Big Data is the generic term for massive amounts of data generated mainly (but not exclusively) by human activities. The growth in structured and unstructured data has accelerated year after year, currently standing (according to IBM
) at 2.5 quintillion bytes per day. For those keeping count at home, that’s 9.125 million petabytes per year. Processing even a tiny fraction of that data presents a major challenge for even the most resource-flush company or developer, but it can be done, via the methods listed below. The first two are through hardware; the rest involve the Intel Data Analytics Acceleration Library (DAAL).
While processors with interrupts
have been around since the 1970s, they don’t represent true parallelization, since a single CPU can only execute one task at a time. For true parallelization, you need multi-core processors. With more than one core, you can carry out multiple operations in parallel; you might, for example, sort an array by partitioning it into two. If each processor sorts half, the job is done quicker. (That's probably not the best example, though, because what you don't want is two processors using the same cache line.) If you’re a lone developer or business analyst attempting to churn through data, you need to keep your processors busy. My 6-core i7-5930K only reaches eight percent when a single core is running flat-out. With hyper-threading effectively doubling the six cores to 12, it takes something like multi-threading (or easier-to-program multi-tasking using std::async and futures in C++11) to crank up the power. There's a slight overhead distributing the work between processors, but throughputs of 10x are achievable. If you want to see this in action, try the Poker Evaluation Code
that evaluates a million poker hands using single or multi-tasking (31 seconds single-tasking or 3.5 multiple-). The evaluation function was so fast that I had to add a one-ms delay (without that, the overhead made the multi-tasking version slightly slower than the single tasking version). Although many C++ compilers can auto-parallelize, turning sequential code into parallel code, the compilers can prove quite conservative, so you may need to use something like OpenMP to carry out this processing to the fullest.
The second hardware technique, vectorization, can lead to greater throughputs, but I don't think it’s quite as effective as parallelization. Since the Pentium III, all processors have had SIMD (Single Instruction Multiple Data) capabilities; you'll see these technologies with names such as SSE, SSE2, SSE3, SSSE3, SSE4, AVX, AVX2 and AVX-512 (on my i7-5930K, it’s SSE4.2, AVX 2.0). The processor is equipped with extra registers, ranging in size from 128 bits (in SSE), 256 in AVX 2.0 and up to 512 bits in AVX-512. These registers are loaded with numeric data such as ints, floats, doubles—but always the same type, no mixing ints with floats and so on. With one instruction, the processor can add, subtract, and perform trigonometric functions on all the elements in the register in one go. For example, the 256 bit registers can hold 64 x 4 byte floats. Many compilers, including GCC and Clang
, can perform auto vectorization for you, but they are pretty conservative; as with parallelization, you may need to use OpenMP
. Even though crunching numbers is the main function of your program, you may find the gains are nowhere as dramatic as with parallelization. The time spent doing computations may only be a small part of the overall execution time; doing the calculations faster won't speed it up that much.

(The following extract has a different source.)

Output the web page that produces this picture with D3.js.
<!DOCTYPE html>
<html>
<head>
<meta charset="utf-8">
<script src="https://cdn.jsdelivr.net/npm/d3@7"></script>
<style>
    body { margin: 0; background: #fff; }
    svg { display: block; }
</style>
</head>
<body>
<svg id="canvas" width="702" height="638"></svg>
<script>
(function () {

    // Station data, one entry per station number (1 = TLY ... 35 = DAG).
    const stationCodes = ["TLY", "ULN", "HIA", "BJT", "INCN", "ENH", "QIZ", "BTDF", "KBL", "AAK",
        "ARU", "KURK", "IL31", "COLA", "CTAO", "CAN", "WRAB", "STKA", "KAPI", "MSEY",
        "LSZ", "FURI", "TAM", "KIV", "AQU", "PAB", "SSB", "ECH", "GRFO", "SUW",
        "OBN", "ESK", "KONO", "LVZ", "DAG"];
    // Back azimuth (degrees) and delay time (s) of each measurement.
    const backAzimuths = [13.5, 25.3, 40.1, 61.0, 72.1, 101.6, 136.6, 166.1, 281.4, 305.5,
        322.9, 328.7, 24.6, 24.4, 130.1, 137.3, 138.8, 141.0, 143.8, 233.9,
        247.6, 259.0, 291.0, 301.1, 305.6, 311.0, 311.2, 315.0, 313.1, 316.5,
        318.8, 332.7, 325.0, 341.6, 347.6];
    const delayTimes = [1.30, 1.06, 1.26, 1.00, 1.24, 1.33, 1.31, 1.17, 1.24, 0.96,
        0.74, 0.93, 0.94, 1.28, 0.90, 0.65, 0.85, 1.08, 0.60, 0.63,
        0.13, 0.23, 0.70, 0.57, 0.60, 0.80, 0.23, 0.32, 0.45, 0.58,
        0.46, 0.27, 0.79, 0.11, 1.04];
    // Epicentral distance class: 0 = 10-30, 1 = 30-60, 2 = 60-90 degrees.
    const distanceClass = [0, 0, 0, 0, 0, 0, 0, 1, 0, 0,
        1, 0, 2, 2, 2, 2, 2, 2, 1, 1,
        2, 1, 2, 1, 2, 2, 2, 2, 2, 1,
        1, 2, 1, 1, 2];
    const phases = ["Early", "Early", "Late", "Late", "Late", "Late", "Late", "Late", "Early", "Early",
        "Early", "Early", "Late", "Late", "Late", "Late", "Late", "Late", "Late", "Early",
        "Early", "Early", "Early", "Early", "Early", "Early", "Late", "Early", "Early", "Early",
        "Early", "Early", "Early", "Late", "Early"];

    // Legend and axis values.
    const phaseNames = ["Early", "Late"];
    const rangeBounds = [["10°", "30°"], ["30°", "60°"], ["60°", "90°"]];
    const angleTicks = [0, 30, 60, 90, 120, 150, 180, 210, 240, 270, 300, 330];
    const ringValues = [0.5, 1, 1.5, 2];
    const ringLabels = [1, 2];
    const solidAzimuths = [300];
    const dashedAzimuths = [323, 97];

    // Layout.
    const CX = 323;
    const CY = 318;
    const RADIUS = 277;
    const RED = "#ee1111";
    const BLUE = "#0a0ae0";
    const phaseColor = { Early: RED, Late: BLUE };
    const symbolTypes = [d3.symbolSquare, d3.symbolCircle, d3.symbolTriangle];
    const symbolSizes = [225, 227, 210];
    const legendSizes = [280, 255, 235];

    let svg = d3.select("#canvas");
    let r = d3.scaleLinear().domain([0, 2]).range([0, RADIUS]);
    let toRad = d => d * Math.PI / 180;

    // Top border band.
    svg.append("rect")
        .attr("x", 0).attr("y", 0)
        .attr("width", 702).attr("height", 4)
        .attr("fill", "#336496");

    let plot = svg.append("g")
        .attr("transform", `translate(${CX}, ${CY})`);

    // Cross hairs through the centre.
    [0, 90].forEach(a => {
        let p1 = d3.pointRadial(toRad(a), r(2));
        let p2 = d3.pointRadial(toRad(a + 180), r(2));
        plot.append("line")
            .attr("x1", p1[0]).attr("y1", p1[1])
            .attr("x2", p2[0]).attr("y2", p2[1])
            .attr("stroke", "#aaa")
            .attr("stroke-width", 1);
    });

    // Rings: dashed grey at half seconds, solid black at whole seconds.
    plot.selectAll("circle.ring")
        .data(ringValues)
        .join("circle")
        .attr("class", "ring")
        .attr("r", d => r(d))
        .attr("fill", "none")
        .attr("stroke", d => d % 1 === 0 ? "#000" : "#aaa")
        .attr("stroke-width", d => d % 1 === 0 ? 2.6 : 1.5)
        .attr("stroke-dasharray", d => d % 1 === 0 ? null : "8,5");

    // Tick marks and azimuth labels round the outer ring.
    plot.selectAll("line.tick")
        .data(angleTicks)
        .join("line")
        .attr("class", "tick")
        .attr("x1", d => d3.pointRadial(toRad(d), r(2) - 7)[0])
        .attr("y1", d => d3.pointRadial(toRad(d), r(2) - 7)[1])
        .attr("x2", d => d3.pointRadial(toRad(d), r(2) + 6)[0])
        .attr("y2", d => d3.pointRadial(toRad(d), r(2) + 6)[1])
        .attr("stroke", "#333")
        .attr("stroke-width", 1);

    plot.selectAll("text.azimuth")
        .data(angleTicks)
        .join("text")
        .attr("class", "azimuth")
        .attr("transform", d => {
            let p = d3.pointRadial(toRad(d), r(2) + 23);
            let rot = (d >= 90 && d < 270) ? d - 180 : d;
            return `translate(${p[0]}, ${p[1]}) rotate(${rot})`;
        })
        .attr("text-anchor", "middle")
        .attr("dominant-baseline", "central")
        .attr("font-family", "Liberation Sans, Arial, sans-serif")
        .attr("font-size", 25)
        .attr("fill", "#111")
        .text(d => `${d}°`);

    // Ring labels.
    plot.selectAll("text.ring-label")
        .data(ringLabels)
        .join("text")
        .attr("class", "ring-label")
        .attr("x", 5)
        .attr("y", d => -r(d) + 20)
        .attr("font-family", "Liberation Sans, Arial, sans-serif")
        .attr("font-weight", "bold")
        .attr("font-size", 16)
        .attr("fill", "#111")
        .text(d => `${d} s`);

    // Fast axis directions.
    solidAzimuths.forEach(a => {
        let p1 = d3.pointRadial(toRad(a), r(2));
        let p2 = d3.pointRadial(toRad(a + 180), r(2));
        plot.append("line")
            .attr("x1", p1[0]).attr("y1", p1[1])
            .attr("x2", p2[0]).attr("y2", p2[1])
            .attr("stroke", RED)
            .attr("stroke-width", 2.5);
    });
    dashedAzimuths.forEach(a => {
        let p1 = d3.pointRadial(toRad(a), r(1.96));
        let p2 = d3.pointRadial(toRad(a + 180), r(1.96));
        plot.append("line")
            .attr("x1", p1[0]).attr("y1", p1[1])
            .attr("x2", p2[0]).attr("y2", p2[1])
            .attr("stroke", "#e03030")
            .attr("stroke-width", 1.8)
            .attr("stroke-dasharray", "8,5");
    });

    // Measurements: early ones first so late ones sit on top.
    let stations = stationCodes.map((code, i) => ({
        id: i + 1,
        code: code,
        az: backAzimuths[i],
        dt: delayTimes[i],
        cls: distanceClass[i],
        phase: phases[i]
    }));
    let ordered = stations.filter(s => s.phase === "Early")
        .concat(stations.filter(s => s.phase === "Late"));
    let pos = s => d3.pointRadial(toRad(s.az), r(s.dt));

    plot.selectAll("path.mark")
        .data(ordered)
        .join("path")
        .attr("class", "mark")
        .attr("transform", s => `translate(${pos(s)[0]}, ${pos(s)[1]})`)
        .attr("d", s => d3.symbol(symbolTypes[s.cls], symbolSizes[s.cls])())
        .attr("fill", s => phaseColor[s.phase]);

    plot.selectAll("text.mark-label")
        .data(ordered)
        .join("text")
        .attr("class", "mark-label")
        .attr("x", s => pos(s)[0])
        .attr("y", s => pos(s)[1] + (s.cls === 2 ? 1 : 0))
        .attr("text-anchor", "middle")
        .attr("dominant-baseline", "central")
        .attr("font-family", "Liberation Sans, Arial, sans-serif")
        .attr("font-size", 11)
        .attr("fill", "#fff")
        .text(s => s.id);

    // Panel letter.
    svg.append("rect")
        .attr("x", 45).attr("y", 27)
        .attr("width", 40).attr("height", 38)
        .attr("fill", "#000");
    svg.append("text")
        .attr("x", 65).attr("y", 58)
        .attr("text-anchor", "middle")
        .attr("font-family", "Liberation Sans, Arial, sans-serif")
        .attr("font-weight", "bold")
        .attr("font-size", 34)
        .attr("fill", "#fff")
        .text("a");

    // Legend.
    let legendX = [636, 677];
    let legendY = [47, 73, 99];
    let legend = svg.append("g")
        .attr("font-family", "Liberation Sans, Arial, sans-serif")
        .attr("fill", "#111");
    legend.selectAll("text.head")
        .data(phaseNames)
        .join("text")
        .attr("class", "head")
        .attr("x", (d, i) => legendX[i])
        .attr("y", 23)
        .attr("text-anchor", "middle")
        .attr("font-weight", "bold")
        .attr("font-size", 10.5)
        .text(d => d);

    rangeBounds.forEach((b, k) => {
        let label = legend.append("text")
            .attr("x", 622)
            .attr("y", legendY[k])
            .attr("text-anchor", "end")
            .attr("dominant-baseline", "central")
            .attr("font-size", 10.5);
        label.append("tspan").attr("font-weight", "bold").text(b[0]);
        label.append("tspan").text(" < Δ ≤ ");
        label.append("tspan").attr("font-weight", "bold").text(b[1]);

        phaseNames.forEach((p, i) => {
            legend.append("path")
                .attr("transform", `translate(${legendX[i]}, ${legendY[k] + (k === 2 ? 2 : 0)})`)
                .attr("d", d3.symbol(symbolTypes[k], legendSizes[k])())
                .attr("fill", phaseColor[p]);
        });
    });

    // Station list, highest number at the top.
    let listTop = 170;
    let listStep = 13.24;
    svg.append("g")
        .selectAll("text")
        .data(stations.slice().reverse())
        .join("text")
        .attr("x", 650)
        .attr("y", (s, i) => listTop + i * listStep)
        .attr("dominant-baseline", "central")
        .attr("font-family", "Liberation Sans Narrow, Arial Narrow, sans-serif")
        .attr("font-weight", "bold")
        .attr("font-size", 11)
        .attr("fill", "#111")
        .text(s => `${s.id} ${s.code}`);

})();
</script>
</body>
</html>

The workflow stages of Intel DAAL, a library for both C++ and Java, is as follows: the data is prepared and converted before being analysed, modelled, validated, and finally used to make predictions. Intel DAAL is available as part of the commercial Intel Parallel Studio, but it's also available for free
via the community edition that’s both zero-cost and royalty-free. (You don’t get any support or maintenance, of course.) Big Data may be structured or unstructured, in databases via ODBC
, or on disk; it’s very likely that it’ll be incomplete at any given time. Yes, you need to transform it into a form suitable for processing; but even after that transformation, it will still likely be too big to process in memory, so it may need to be streamed, compressed, or both. Classes
are provided for serialization/deserialization and compression/decompression. If data is missing or incomplete, you can still use Data model classes to mimic actual data. Intel DAAL provides classes that let you acquire data, in addition to filtering and normalizing it via data-source interfaces. It's then converted to a numeric representation that is held in numeric tables before being streamed from those tables to processing algorithms. After processing, the resulting data is stored in a model or numeric tables. Interfaces are provided for when you have custom or unsupported data types, and you will have to create implementation classes to handling those. There’s a comprehensive library of algorithms for statistical analysis, including machine learning as well as training and prediction classifiers. Not all algorithms support streaming or distributed processing, but all support batch, which requires the entire data set to be processed. Intel DAAL’s services component lets your program handle memory and control the number of threads, among other functions. (You can also determine versioning information for the library.
There are also free versions of Intel Math Kernel Library (Intel MKL), Intel Integrated Performance Primitives (Intel IPP) and Intel Threading Building Blocks (Intel TBB), though those are only for C++, not Java. In order to use the various algorithms, you’ll need some familiarity with statistical and machine-learning methods.